# Exercise:
Pictures stay out of this copy; please retype only the lines from the start of the records through the line with "yticks = [-10, -8, -6, -4, -2, 0, 2]".
── Data listing
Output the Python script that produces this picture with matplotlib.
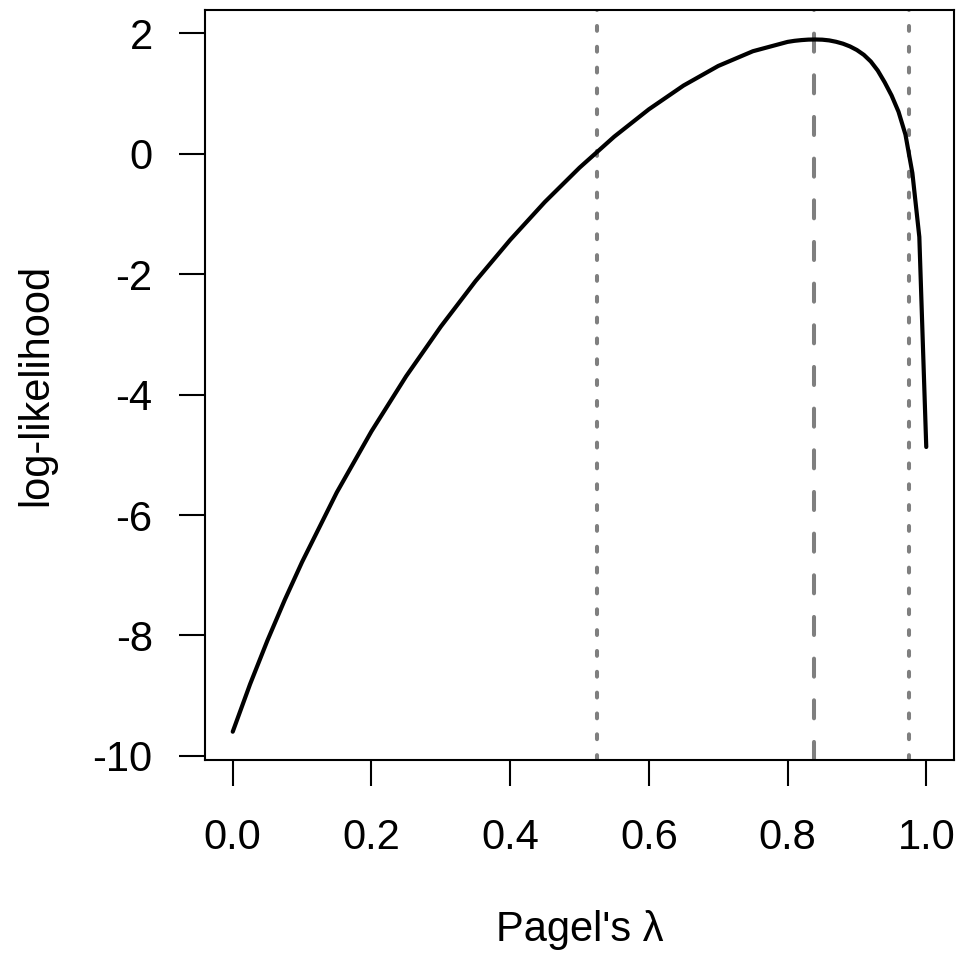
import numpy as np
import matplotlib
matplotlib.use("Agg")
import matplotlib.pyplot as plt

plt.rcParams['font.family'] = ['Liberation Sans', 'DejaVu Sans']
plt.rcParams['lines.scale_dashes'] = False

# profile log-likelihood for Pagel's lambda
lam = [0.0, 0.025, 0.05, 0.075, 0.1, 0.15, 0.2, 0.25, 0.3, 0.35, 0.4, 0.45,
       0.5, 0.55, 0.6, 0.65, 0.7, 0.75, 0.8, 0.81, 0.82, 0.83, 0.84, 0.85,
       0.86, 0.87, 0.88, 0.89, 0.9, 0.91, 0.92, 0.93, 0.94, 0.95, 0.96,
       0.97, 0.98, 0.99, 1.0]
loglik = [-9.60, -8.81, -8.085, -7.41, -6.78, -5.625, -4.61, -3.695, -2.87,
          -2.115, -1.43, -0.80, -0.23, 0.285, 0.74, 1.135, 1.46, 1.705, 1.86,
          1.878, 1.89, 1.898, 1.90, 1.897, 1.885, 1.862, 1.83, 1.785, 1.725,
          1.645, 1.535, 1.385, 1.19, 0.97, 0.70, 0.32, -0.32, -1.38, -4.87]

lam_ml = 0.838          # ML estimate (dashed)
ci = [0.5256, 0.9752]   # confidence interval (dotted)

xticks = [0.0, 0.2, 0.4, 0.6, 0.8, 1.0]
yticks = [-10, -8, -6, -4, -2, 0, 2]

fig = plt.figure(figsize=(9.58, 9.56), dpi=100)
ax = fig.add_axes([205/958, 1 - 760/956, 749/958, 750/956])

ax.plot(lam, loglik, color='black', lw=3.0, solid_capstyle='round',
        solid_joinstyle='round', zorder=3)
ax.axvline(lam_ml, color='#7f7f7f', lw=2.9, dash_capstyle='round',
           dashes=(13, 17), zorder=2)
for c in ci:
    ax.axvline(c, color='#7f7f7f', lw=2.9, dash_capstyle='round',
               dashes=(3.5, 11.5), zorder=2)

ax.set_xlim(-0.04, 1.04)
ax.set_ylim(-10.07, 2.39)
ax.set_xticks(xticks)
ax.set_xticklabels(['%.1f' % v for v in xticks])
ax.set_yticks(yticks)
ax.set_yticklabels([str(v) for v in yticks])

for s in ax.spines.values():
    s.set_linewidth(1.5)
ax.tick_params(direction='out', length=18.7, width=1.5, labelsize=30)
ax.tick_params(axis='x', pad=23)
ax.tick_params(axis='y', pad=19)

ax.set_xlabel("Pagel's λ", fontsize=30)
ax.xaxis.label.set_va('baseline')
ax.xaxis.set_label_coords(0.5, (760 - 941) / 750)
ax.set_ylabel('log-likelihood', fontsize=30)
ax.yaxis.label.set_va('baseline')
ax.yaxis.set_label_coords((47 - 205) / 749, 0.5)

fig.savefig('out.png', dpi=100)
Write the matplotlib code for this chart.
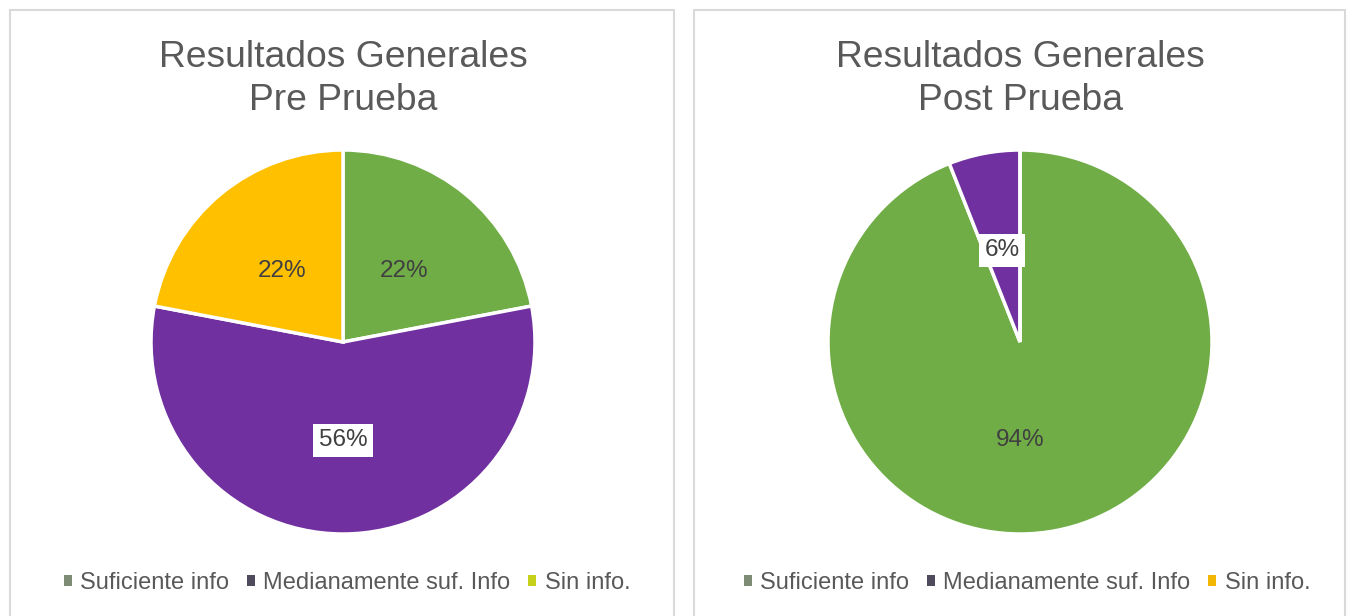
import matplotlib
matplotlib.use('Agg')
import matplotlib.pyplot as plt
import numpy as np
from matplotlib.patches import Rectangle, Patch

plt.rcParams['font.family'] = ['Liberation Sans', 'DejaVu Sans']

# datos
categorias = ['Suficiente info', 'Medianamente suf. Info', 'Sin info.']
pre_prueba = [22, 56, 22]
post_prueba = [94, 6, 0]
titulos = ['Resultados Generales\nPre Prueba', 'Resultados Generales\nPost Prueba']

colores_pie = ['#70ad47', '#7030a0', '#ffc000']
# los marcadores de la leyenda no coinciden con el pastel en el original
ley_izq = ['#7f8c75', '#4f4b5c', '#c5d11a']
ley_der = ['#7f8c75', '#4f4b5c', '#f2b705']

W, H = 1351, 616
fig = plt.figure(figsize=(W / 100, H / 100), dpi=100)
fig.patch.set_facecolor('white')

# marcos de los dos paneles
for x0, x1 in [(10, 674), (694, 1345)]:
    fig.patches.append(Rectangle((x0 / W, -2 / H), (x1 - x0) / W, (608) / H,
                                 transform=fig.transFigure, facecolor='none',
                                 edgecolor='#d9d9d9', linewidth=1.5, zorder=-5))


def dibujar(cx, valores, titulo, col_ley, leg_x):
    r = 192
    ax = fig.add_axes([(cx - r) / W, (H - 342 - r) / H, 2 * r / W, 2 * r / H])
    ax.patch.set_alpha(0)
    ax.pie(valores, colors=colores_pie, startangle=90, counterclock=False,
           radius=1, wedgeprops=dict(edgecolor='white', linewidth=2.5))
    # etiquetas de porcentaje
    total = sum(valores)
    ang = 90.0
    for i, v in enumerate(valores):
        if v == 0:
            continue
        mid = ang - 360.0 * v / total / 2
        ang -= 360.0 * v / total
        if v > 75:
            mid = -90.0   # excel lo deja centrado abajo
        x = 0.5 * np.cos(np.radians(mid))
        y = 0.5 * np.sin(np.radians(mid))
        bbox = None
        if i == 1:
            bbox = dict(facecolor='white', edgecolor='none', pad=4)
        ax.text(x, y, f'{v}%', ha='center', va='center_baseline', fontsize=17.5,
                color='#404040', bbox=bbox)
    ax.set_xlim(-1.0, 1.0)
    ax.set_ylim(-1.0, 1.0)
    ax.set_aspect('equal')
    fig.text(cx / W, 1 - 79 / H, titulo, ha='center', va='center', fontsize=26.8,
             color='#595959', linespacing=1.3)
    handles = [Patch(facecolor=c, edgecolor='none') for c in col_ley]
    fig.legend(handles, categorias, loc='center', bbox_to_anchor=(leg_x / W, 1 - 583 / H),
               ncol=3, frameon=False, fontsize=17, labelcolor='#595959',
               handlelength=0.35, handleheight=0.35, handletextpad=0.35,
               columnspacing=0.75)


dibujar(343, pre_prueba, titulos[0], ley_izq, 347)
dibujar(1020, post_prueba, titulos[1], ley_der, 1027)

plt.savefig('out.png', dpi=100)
────
# Written solution:
Output the Python script that produces this picture with matplotlib.
import numpy as np
import matplotlib
matplotlib.use("Agg")
import matplotlib.pyplot as plt

plt.rcParams['font.family'] = ['Liberation Sans', 'DejaVu Sans']
plt.rcParams['lines.scale_dashes'] = False

# profile log-likelihood for Pagel's lambda
lam = [0.0, 0.025, 0.05, 0.075, 0.1, 0.15, 0.2, 0.25, 0.3, 0.35, 0.4, 0.45,
       0.5, 0.55, 0.6, 0.65, 0.7, 0.75, 0.8, 0.81, 0.82, 0.83, 0.84, 0.85,
       0.86, 0.87, 0.88, 0.89, 0.9, 0.91, 0.92, 0.93, 0.94, 0.95, 0.96,
       0.97, 0.98, 0.99, 1.0]
loglik = [-9.60, -8.81, -8.085, -7.41, -6.78, -5.625, -4.61, -3.695, -2.87,
          -2.115, -1.43, -0.80, -0.23, 0.285, 0.74, 1.135, 1.46, 1.705, 1.86,
          1.878, 1.89, 1.898, 1.90, 1.897, 1.885, 1.862, 1.83, 1.785, 1.725,
          1.645, 1.535, 1.385, 1.19, 0.97, 0.70, 0.32, -0.32, -1.38, -4.87]

lam_ml = 0.838          # ML estimate (dashed)
ci = [0.5256, 0.9752]   # confidence interval (dotted)

xticks = [0.0, 0.2, 0.4, 0.6, 0.8, 1.0]
yticks = [-10, -8, -6, -4, -2, 0, 2]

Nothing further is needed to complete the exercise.